The throne was to be three gaz (six feet) in length, two and a half gaz (five feet) in breadth, and five gaz (ten feet) in height, and was to be set with the jewels already mentioned. The outside of the canopy was to be of enamel work with occasional gems, the inside was to be thickly set with rubies, garnets, and other jewels, and it was to be supported by twelve emerald columns. On the top of each pillar there were to be two peacocks thickly set with gems, and between each two peacocks was to be a tree studded with rubies, diamonds, emeralds, and pearls.* The ascent was to consist of three steps set with jewels of fine water.*
This throne was completed in the course of seven years at a cost of ten million rupees (over £1,100,000).

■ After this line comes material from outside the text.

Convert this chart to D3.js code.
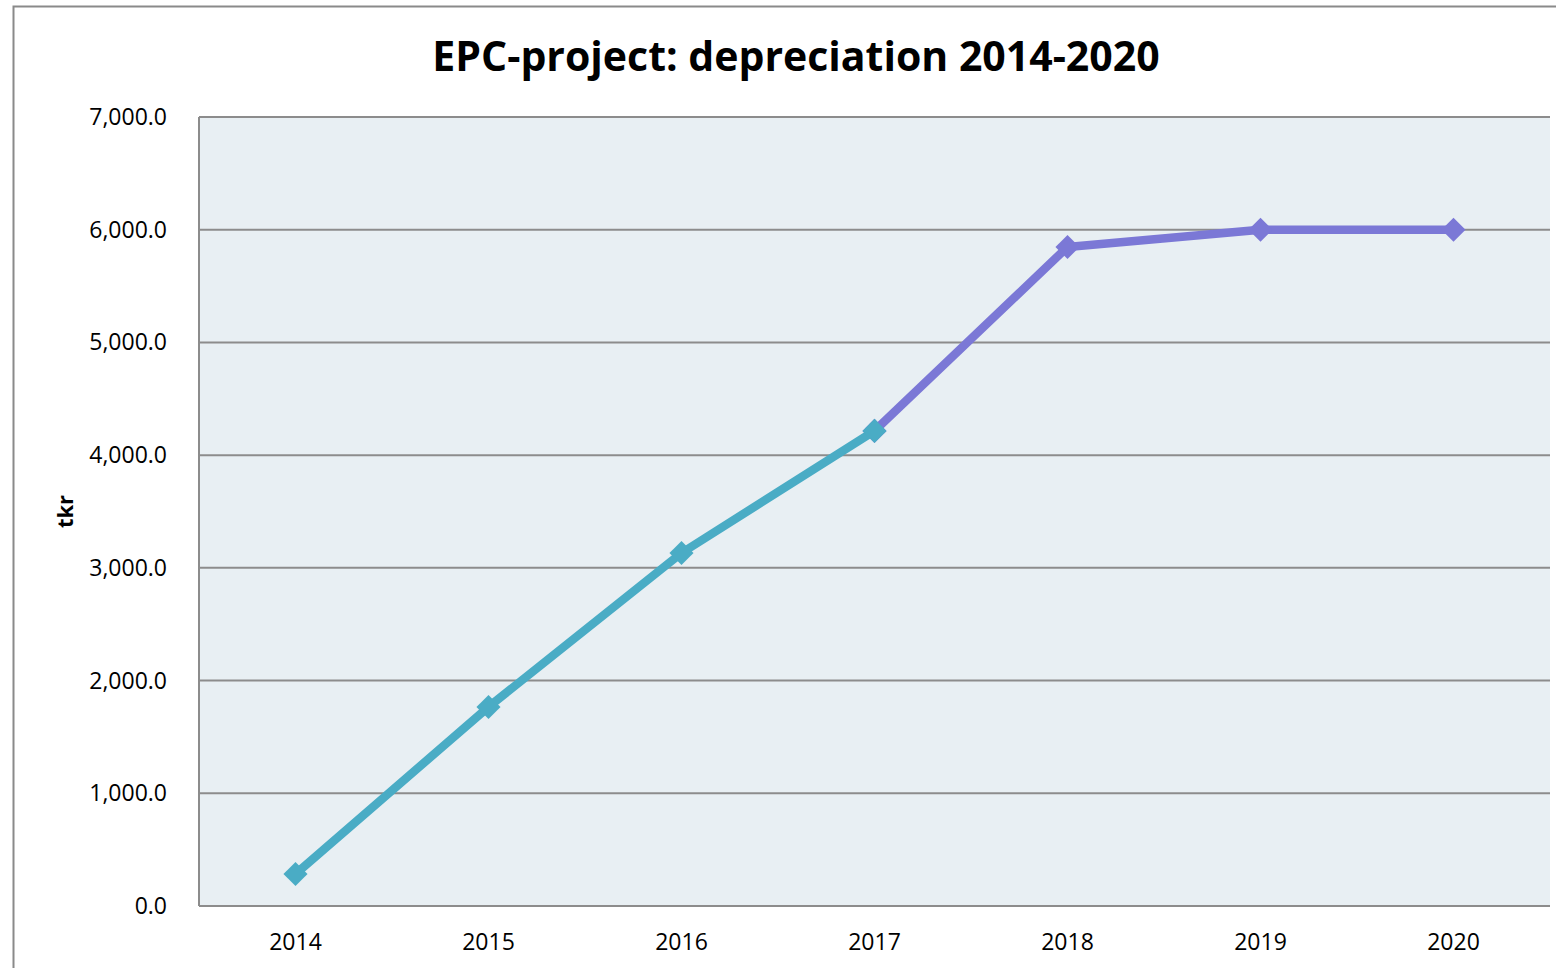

* Lahori’s language here suggests that he was recalling original plans as well as describing the finished throne. He speaks of two peacocks for each of twelve pillars. French jeweller Jean-Baptiste Tavernier (1605-1689) noticed only one peacock (though an accompanying drawing showed two) for the whole throne. French physician and traveller François Bernier (1620-1688) stated that two peacocks — whether there were more than these he does not make clear — were executed by an unnamed but gifted French jeweller, who had drifted to the Imperial court after he was detected in an ambitious imitation jewellery racket.
* The term ‘water’ is used to refer to the water-like clarity of a fine gem. To describe something as ‘of the first water’ is to imply that it is pure. “This was manifestly a prig of the first water,” Jonathan Harker confides to his journal in Bram Stoker’s Dracula (1897), “and there was no use arguing with him.”